↓
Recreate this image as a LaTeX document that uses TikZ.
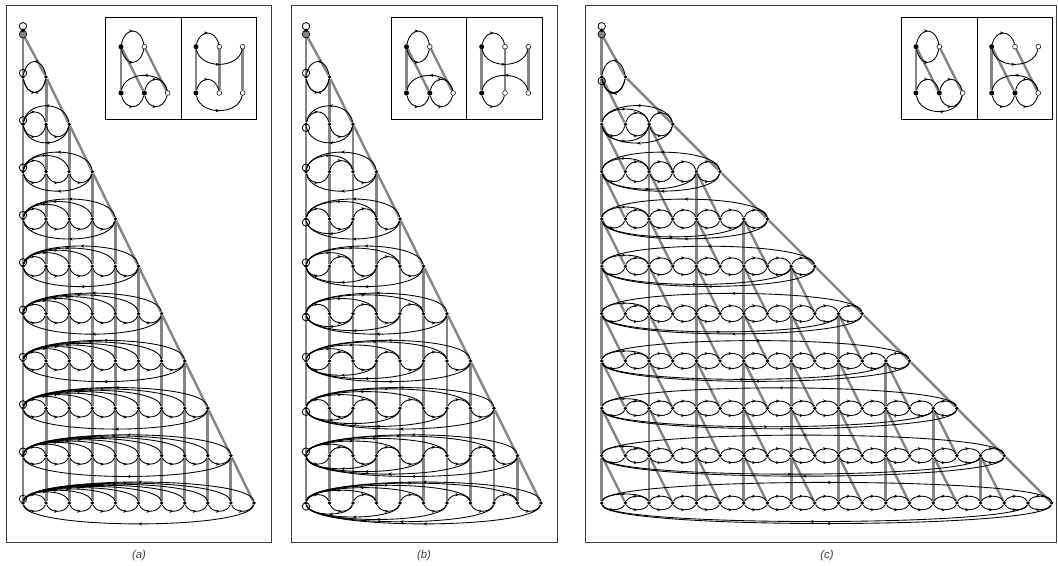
↑
↓
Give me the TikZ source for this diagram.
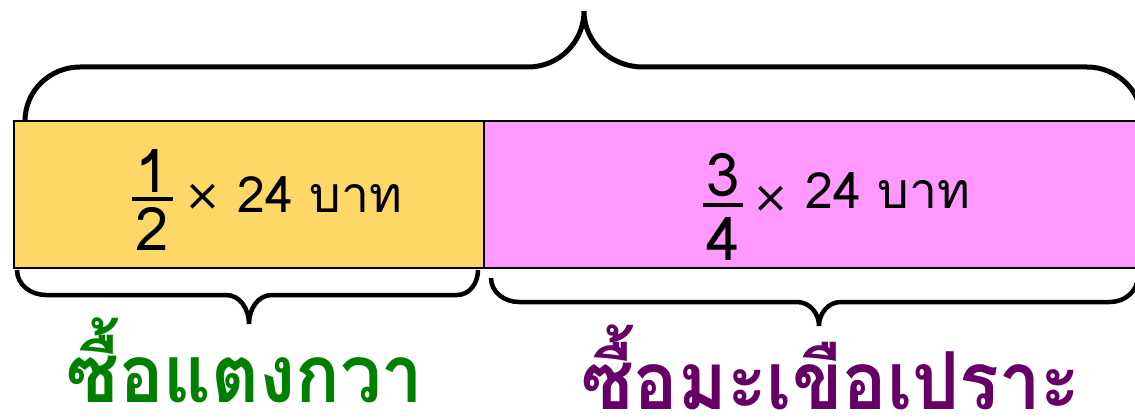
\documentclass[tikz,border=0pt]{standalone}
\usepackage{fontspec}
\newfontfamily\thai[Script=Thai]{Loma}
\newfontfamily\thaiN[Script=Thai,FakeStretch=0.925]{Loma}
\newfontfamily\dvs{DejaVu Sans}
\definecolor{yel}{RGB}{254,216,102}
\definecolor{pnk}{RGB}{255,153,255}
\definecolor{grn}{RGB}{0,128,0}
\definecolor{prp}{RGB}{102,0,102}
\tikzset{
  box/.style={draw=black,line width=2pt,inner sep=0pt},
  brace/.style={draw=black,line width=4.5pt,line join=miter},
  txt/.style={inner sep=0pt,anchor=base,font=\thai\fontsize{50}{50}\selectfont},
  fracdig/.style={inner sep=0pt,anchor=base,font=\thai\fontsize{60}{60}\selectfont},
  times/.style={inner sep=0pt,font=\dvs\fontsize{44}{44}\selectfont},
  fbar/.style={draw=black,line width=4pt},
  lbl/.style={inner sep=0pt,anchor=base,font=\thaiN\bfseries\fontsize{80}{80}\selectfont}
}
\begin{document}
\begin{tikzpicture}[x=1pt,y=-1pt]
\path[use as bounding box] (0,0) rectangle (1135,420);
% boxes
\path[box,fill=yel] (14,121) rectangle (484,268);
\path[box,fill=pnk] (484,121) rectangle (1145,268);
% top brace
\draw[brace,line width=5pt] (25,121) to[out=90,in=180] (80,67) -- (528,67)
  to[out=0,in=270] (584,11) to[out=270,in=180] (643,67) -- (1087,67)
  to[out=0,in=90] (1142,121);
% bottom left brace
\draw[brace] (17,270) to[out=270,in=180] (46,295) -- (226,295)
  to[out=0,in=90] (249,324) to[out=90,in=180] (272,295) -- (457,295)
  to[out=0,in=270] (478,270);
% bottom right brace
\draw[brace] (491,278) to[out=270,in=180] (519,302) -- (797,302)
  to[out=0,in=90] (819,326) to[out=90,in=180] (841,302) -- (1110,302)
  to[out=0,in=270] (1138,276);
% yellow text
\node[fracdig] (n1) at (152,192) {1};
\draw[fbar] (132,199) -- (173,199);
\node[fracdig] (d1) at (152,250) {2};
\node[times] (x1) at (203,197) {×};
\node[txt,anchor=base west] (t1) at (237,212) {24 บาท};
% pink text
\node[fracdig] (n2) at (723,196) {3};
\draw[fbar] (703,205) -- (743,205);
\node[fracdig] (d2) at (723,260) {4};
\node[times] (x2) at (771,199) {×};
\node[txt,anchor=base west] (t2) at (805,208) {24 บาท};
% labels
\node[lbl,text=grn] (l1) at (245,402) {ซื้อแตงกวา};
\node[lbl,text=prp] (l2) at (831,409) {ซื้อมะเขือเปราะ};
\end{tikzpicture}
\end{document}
↑
↓
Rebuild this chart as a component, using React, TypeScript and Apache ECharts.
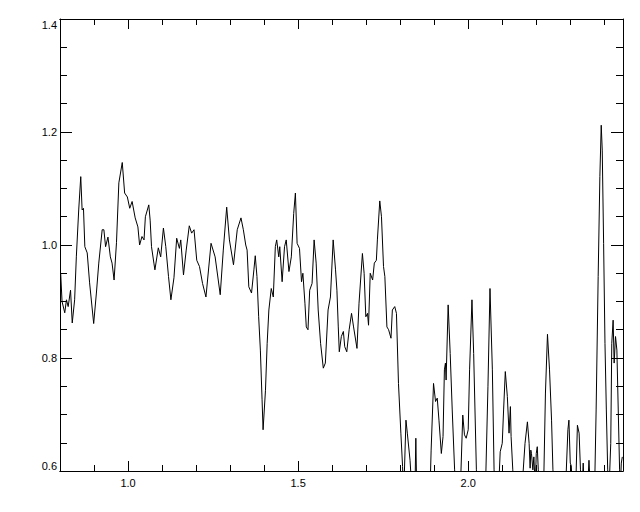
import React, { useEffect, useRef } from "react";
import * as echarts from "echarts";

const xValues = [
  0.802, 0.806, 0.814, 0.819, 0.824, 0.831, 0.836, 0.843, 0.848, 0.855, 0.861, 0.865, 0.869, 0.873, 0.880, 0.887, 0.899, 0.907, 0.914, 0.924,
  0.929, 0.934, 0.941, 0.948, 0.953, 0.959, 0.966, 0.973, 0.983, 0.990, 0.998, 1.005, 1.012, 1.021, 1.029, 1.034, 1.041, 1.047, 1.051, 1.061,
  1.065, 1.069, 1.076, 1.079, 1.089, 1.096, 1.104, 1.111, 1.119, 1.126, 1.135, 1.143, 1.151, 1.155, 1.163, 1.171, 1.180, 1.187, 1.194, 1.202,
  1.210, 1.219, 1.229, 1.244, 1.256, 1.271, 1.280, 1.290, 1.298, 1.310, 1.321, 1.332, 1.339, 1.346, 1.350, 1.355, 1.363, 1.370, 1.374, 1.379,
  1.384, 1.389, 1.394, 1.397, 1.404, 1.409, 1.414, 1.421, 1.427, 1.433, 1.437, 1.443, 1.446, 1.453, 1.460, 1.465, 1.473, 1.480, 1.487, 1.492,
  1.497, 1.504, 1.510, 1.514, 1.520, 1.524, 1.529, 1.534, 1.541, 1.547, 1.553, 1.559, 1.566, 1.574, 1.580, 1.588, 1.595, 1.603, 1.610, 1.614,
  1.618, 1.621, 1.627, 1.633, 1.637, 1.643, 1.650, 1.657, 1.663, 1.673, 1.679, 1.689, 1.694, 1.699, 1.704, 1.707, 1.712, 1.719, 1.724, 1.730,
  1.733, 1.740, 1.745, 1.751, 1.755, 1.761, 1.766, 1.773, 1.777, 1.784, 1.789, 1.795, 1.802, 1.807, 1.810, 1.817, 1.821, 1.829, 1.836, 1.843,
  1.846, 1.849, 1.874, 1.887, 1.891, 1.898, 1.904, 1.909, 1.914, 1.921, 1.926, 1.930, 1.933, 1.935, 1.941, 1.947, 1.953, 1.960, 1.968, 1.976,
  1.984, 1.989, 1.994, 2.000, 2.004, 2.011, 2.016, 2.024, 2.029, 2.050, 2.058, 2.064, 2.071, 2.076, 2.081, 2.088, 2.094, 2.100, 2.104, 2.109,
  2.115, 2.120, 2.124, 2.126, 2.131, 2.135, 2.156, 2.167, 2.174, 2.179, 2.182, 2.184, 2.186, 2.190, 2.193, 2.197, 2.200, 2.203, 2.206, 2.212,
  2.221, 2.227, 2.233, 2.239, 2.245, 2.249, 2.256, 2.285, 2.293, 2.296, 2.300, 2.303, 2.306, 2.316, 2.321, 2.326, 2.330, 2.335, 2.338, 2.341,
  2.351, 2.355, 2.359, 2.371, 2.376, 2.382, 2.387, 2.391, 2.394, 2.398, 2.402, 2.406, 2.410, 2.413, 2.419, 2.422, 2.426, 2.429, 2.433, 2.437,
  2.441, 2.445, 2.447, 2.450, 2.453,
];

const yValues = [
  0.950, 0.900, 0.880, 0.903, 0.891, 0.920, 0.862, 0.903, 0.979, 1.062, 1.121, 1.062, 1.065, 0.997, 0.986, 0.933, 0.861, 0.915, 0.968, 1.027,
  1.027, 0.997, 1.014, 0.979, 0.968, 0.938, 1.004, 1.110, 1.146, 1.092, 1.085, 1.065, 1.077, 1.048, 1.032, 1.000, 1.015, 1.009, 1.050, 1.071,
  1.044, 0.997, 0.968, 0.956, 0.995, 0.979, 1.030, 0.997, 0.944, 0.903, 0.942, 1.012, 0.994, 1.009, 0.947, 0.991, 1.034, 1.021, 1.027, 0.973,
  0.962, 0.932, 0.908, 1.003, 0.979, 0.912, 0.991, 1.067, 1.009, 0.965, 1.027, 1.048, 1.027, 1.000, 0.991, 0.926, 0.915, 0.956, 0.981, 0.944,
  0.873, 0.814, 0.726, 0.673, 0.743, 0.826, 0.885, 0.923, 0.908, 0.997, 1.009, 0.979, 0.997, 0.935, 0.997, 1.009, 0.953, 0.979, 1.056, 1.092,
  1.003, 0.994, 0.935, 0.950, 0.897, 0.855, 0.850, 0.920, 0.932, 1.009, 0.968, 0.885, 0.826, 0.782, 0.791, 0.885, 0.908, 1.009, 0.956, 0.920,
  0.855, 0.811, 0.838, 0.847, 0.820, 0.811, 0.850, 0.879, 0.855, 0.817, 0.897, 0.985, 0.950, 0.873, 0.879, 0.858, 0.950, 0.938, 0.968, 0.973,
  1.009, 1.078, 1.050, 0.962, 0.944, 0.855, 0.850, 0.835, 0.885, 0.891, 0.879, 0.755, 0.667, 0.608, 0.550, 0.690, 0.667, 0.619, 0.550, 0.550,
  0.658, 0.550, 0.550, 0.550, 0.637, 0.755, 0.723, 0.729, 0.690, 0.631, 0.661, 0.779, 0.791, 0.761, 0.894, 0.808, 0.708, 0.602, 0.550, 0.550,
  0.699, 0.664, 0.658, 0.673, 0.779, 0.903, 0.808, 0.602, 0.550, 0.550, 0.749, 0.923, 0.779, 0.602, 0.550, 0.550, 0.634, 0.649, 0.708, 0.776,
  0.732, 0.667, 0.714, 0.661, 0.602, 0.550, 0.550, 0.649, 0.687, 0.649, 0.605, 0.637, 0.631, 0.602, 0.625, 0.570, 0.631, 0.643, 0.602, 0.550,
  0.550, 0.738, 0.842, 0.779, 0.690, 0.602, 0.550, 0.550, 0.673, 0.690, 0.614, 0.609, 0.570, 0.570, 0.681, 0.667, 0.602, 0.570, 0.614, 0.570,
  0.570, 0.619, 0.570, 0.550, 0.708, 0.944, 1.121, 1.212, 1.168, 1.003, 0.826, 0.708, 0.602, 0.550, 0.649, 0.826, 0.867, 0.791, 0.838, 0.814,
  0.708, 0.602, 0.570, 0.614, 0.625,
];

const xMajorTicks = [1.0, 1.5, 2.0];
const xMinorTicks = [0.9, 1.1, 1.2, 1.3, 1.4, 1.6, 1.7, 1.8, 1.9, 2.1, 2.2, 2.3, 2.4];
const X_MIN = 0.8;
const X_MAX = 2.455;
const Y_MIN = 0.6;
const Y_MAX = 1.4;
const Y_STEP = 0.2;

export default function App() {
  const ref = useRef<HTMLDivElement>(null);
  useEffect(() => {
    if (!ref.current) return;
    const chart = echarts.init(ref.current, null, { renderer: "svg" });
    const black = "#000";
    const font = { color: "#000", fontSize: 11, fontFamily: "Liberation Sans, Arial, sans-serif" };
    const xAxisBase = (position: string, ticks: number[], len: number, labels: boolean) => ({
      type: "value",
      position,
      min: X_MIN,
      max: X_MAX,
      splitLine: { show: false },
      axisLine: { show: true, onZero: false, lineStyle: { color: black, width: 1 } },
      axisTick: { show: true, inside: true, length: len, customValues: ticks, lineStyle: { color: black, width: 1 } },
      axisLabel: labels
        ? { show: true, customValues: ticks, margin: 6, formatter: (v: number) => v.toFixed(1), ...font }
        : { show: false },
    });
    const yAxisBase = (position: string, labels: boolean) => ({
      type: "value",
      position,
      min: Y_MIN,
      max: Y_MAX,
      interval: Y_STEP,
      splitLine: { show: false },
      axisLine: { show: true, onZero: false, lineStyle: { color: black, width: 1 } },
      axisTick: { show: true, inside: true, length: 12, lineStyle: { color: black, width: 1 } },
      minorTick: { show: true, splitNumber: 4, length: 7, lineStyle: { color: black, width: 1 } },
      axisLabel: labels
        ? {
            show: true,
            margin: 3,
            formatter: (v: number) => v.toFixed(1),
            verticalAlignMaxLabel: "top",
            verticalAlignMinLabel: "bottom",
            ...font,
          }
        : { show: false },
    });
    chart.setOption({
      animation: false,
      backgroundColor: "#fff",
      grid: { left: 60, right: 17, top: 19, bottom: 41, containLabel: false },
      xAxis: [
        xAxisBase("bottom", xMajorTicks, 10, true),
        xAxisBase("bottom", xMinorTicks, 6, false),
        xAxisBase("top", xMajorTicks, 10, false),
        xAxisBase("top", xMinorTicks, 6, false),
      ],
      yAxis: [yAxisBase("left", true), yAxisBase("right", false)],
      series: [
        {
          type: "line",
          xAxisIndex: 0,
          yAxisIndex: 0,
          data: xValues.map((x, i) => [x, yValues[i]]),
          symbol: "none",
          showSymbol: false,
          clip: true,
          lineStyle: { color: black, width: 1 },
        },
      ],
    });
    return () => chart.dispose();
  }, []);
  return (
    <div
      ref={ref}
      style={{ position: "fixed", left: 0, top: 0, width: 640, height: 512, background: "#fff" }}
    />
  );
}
↑
[Task to carry out]
Copy word for word every line from the one with "Rebuild this chart" through the one with "import * as", including both. No pictures belong in the copy.

[Exercise answer]
Rebuild this chart as a component, using React, TypeScript and Apache ECharts.
import React, { useEffect, useRef } from "react";
import * as echarts from "echarts";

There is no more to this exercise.